GOAL
Keep only the lines of the listing that include the word "matplotlib", and copy them.

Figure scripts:
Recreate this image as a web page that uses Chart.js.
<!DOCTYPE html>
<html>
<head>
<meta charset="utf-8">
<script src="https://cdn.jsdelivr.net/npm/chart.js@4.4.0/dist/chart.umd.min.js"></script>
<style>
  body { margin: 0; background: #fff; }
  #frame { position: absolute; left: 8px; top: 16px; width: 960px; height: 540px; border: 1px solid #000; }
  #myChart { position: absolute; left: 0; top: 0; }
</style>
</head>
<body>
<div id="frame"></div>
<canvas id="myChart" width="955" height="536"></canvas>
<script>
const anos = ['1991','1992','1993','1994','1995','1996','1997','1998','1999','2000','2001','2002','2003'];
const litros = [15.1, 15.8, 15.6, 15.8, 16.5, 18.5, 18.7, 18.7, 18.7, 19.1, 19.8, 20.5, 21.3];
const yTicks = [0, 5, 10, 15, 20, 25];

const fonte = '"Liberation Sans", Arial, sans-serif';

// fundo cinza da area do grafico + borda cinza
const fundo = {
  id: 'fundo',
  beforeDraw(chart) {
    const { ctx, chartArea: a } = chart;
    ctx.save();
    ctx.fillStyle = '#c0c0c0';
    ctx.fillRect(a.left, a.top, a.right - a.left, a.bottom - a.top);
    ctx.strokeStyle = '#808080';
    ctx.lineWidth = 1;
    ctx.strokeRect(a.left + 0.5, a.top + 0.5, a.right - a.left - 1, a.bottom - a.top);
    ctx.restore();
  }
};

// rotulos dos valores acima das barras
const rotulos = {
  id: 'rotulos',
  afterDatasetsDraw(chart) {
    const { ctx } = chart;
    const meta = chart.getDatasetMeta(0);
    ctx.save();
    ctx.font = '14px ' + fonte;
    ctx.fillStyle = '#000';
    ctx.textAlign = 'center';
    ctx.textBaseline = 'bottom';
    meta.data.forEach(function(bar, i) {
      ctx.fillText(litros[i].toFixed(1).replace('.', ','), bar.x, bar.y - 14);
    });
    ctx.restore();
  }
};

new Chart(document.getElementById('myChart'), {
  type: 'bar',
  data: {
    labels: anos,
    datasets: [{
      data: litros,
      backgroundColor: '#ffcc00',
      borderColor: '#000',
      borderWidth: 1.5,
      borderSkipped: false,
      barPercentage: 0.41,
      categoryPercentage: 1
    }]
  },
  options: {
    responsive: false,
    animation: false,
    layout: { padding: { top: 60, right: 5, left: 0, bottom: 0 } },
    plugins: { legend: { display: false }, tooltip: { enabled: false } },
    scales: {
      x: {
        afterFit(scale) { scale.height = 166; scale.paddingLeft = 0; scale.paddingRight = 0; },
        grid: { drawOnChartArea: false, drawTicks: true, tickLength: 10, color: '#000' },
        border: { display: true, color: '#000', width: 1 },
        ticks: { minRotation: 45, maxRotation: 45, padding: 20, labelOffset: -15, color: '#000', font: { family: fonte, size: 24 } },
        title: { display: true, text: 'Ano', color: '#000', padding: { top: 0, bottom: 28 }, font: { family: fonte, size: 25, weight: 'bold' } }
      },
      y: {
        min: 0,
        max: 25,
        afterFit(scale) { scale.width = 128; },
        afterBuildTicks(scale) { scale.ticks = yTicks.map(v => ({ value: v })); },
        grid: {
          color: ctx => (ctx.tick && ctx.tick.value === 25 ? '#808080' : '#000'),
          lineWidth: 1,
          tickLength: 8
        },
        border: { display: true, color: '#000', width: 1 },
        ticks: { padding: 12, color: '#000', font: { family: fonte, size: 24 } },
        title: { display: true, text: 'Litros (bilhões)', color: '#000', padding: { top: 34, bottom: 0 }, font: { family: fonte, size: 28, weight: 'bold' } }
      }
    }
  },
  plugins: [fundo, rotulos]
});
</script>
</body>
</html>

==

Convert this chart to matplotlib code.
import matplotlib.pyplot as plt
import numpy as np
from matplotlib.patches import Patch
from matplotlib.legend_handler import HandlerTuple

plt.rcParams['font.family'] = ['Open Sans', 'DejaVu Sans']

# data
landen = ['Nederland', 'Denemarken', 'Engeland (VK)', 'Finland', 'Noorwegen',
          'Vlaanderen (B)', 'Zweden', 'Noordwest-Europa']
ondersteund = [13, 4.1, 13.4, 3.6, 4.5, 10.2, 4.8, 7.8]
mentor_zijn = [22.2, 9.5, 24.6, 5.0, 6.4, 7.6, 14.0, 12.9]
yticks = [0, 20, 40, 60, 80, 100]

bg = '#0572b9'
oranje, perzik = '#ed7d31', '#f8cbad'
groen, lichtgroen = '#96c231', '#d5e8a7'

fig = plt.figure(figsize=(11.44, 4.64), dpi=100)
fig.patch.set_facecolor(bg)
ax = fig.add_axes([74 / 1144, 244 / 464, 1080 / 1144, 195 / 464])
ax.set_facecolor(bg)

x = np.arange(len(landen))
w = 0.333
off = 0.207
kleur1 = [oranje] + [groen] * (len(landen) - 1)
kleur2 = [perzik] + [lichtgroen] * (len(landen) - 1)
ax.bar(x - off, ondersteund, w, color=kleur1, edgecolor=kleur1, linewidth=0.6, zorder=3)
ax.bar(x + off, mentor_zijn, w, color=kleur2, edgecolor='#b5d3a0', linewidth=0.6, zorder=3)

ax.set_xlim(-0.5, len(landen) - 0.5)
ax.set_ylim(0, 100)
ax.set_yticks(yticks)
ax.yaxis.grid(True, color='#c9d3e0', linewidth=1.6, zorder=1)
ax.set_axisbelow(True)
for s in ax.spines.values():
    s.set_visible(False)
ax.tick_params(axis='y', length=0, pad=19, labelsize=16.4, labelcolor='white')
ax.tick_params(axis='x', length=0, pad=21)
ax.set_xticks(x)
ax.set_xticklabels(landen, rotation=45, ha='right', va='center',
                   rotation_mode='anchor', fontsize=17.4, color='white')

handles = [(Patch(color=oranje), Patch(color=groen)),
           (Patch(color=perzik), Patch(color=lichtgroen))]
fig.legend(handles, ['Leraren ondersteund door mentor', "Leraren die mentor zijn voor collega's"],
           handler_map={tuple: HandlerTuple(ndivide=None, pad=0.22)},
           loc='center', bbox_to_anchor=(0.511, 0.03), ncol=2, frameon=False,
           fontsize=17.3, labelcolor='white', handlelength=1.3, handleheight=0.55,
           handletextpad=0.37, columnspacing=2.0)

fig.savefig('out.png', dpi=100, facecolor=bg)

ANSWER TO THE EXERCISE
Convert this chart to matplotlib code.
import matplotlib.pyplot as plt
from matplotlib.patches import Patch
from matplotlib.legend_handler import HandlerTuple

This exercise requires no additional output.